The world has already been able to mitigate severe global environmental threats. Over the course of 60 years, leaded gasoline was finally phased out and banned around the world. Following the ban in the United States, leaded gasoline levels plummeted drastically after 1996. Catastrophic levels of lead in humans and the environment eventually managed to plummet. The geometric mean blood lead level (BLL) of the US population dropped from 12.8 during 1976-1980 to 0.82 μg/dL, a decline of 93.6% in 2015-2016.

However, the demand for global energy is continuously on the rise. The Global Energy and CO2 Status Report in 2018 revealed that the demand for energy worldwide increased by 2.3% in the same year. To keep up with the demand for energy, 70% of global energy demand growth was met with fossil fuels, including natural gas, coal, and oil from 2017 to 2018. This led to the rise of energy-related carbon emissions by 1.7%. 

The IPCC recommends bringing human-caused CO2 emissions to net-zero as soon as possible.
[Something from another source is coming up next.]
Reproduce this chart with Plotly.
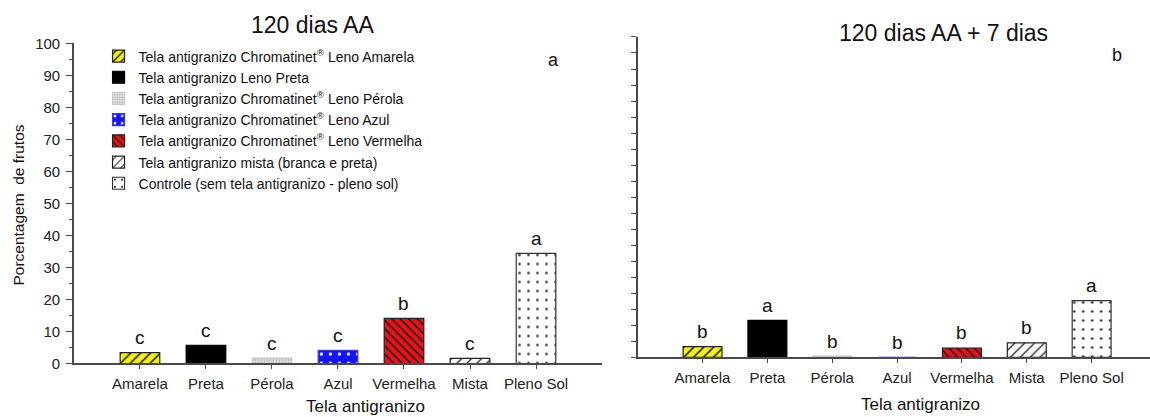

Fortunately, renewable energy sources already exist, which provide viable alternatives to fossil fuels. Adequate substitutes, including solar and wind power, are cheaper alternatives and more environmentally friendly, which produce little to no CO2. Since the cost of battery storage has fallen by 90% in the past ten years, we already have cost-effective technologies for a complete ban on fossil fuels.

Transitioning away from fossil fuels have remained difficult, as these natural resources are abundant and inexpensive. With oil being the most sought-after commodity in the world and is priced in US dollars, the petrodollar — dollars that are paid to oil-producing countries for the resource, helped to continuously elevate the greenback as the global reserve currency in world trade. 

The petrodollar has underpinned global economic relations, with many fiat currencies in the world pegged to the US dollar. If the world suddenly relied on all renewable energy as substitutes to fossil fuels, it could mean a massive shift of balance of trade between nations, and a birth of a new world order.